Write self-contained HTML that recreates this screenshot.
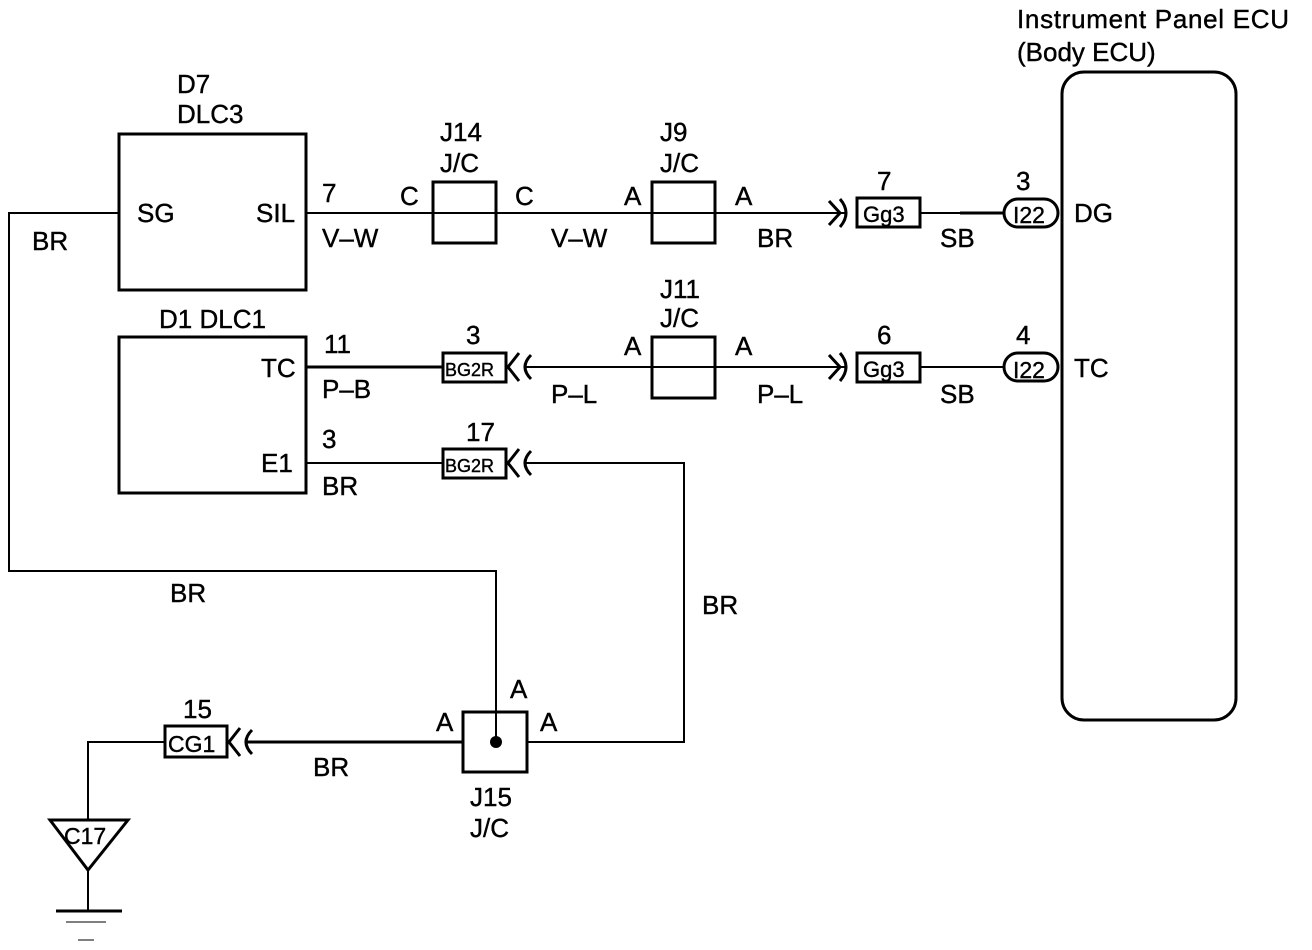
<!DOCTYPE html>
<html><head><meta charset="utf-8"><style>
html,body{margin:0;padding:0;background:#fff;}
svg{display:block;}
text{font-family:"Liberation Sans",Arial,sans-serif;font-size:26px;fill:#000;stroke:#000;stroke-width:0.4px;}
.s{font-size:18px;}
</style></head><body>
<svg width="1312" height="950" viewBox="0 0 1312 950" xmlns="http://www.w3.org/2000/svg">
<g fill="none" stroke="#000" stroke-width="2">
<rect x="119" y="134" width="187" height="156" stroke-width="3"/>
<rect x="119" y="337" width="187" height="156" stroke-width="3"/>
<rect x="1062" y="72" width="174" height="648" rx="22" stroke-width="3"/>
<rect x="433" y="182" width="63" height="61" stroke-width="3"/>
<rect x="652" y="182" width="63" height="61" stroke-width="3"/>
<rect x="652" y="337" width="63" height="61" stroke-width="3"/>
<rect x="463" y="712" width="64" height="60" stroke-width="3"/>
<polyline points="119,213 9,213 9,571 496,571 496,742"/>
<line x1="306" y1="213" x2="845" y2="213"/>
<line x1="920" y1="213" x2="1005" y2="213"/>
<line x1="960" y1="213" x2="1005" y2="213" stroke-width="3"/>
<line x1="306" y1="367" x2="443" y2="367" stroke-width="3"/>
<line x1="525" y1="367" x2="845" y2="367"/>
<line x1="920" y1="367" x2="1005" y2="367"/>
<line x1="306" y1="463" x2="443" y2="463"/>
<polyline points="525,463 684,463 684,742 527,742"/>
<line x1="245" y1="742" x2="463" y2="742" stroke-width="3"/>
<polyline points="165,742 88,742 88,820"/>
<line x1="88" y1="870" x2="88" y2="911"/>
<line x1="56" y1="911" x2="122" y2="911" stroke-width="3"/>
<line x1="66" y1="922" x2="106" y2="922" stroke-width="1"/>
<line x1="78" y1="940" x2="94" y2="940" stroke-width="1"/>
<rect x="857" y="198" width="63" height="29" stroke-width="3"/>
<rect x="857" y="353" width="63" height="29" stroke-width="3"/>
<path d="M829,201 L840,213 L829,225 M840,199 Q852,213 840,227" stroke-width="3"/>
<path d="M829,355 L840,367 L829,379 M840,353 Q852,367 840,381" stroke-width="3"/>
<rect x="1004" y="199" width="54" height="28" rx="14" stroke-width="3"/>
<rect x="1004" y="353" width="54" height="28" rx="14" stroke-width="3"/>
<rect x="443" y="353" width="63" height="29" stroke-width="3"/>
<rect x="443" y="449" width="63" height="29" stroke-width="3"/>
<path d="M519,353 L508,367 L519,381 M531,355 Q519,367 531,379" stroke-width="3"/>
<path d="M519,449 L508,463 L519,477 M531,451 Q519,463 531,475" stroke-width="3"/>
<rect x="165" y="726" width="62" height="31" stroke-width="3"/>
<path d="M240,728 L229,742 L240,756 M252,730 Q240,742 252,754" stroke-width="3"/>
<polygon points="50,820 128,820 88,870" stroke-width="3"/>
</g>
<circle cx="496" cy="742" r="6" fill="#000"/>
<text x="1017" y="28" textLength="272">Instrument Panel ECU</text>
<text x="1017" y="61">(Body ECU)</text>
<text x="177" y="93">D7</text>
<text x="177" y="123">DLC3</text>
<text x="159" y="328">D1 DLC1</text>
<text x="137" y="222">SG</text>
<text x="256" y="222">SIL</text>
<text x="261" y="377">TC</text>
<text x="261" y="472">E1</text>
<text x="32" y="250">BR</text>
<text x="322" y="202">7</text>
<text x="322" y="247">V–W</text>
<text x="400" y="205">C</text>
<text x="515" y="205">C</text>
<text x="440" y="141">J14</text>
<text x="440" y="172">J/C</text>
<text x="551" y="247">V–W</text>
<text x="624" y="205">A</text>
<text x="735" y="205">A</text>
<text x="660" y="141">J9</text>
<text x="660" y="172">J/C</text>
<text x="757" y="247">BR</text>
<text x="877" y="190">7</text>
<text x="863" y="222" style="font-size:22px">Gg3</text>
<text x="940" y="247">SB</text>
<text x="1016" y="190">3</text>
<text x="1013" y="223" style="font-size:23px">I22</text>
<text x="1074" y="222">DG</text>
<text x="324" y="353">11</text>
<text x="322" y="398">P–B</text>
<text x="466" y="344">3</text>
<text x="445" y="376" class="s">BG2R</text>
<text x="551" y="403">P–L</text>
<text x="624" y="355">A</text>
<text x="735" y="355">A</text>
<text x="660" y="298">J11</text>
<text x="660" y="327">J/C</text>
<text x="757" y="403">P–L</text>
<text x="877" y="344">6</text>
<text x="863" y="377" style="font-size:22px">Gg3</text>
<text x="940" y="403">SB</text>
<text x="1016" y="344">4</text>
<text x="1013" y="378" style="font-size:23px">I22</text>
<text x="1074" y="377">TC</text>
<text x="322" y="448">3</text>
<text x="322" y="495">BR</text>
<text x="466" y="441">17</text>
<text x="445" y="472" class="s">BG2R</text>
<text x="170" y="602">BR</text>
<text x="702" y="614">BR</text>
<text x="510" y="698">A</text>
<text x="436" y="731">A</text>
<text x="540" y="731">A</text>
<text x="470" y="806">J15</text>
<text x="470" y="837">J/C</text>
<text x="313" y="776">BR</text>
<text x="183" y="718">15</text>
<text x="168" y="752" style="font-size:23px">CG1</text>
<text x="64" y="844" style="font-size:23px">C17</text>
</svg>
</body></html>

^^^^

Repeat the listing verbatim. Skip the pictures.

CORRECT RESULT.
Write self-contained HTML that recreates this screenshot.
<!DOCTYPE html>
<html><head><meta charset="utf-8"><style>
html,body{margin:0;padding:0;background:#fff;}
svg{display:block;}
text{font-family:"Liberation Sans",Arial,sans-serif;font-size:26px;fill:#000;stroke:#000;stroke-width:0.4px;}
.s{font-size:18px;}
</style></head><body>
<svg width="1312" height="950" viewBox="0 0 1312 950" xmlns="http://www.w3.org/2000/svg">
<g fill="none" stroke="#000" stroke-width="2">
<rect x="119" y="134" width="187" height="156" stroke-width="3"/>
<rect x="119" y="337" width="187" height="156" stroke-width="3"/>
<rect x="1062" y="72" width="174" height="648" rx="22" stroke-width="3"/>
<rect x="433" y="182" width="63" height="61" stroke-width="3"/>
<rect x="652" y="182" width="63" height="61" stroke-width="3"/>
<rect x="652" y="337" width="63" height="61" stroke-width="3"/>
<rect x="463" y="712" width="64" height="60" stroke-width="3"/>
<polyline points="119,213 9,213 9,571 496,571 496,742"/>
<line x1="306" y1="213" x2="845" y2="213"/>
<line x1="920" y1="213" x2="1005" y2="213"/>
<line x1="960" y1="213" x2="1005" y2="213" stroke-width="3"/>
<line x1="306" y1="367" x2="443" y2="367" stroke-width="3"/>
<line x1="525" y1="367" x2="845" y2="367"/>
<line x1="920" y1="367" x2="1005" y2="367"/>
<line x1="306" y1="463" x2="443" y2="463"/>
<polyline points="525,463 684,463 684,742 527,742"/>
<line x1="245" y1="742" x2="463" y2="742" stroke-width="3"/>
<polyline points="165,742 88,742 88,820"/>
<line x1="88" y1="870" x2="88" y2="911"/>
<line x1="56" y1="911" x2="122" y2="911" stroke-width="3"/>
<line x1="66" y1="922" x2="106" y2="922" stroke-width="1"/>
<line x1="78" y1="940" x2="94" y2="940" stroke-width="1"/>
<rect x="857" y="198" width="63" height="29" stroke-width="3"/>
<rect x="857" y="353" width="63" height="29" stroke-width="3"/>
<path d="M829,201 L840,213 L829,225 M840,199 Q852,213 840,227" stroke-width="3"/>
<path d="M829,355 L840,367 L829,379 M840,353 Q852,367 840,381" stroke-width="3"/>
<rect x="1004" y="199" width="54" height="28" rx="14" stroke-width="3"/>
<rect x="1004" y="353" width="54" height="28" rx="14" stroke-width="3"/>
<rect x="443" y="353" width="63" height="29" stroke-width="3"/>
<rect x="443" y="449" width="63" height="29" stroke-width="3"/>
<path d="M519,353 L508,367 L519,381 M531,355 Q519,367 531,379" stroke-width="3"/>
<path d="M519,449 L508,463 L519,477 M531,451 Q519,463 531,475" stroke-width="3"/>
<rect x="165" y="726" width="62" height="31" stroke-width="3"/>
<path d="M240,728 L229,742 L240,756 M252,730 Q240,742 252,754" stroke-width="3"/>
<polygon points="50,820 128,820 88,870" stroke-width="3"/>
</g>
<circle cx="496" cy="742" r="6" fill="#000"/>
<text x="1017" y="28" textLength="272">Instrument Panel ECU</text>
<text x="1017" y="61">(Body ECU)</text>
<text x="177" y="93">D7</text>
<text x="177" y="123">DLC3</text>
<text x="159" y="328">D1 DLC1</text>
<text x="137" y="222">SG</text>
<text x="256" y="222">SIL</text>
<text x="261" y="377">TC</text>
<text x="261" y="472">E1</text>
<text x="32" y="250">BR</text>
<text x="322" y="202">7</text>
<text x="322" y="247">V–W</text>
<text x="400" y="205">C</text>
<text x="515" y="205">C</text>
<text x="440" y="141">J14</text>
<text x="440" y="172">J/C</text>
<text x="551" y="247">V–W</text>
<text x="624" y="205">A</text>
<text x="735" y="205">A</text>
<text x="660" y="141">J9</text>
<text x="660" y="172">J/C</text>
<text x="757" y="247">BR</text>
<text x="877" y="190">7</text>
<text x="863" y="222" style="font-size:22px">Gg3</text>
<text x="940" y="247">SB</text>
<text x="1016" y="190">3</text>
<text x="1013" y="223" style="font-size:23px">I22</text>
<text x="1074" y="222">DG</text>
<text x="324" y="353">11</text>
<text x="322" y="398">P–B</text>
<text x="466" y="344">3</text>
<text x="445" y="376" class="s">BG2R</text>
<text x="551" y="403">P–L</text>
<text x="624" y="355">A</text>
<text x="735" y="355">A</text>
<text x="660" y="298">J11</text>
<text x="660" y="327">J/C</text>
<text x="757" y="403">P–L</text>
<text x="877" y="344">6</text>
<text x="863" y="377" style="font-size:22px">Gg3</text>
<text x="940" y="403">SB</text>
<text x="1016" y="344">4</text>
<text x="1013" y="378" style="font-size:23px">I22</text>
<text x="1074" y="377">TC</text>
<text x="322" y="448">3</text>
<text x="322" y="495">BR</text>
<text x="466" y="441">17</text>
<text x="445" y="472" class="s">BG2R</text>
<text x="170" y="602">BR</text>
<text x="702" y="614">BR</text>
<text x="510" y="698">A</text>
<text x="436" y="731">A</text>
<text x="540" y="731">A</text>
<text x="470" y="806">J15</text>
<text x="470" y="837">J/C</text>
<text x="313" y="776">BR</text>
<text x="183" y="718">15</text>
<text x="168" y="752" style="font-size:23px">CG1</text>
<text x="64" y="844" style="font-size:23px">C17</text>
</svg>
</body></html>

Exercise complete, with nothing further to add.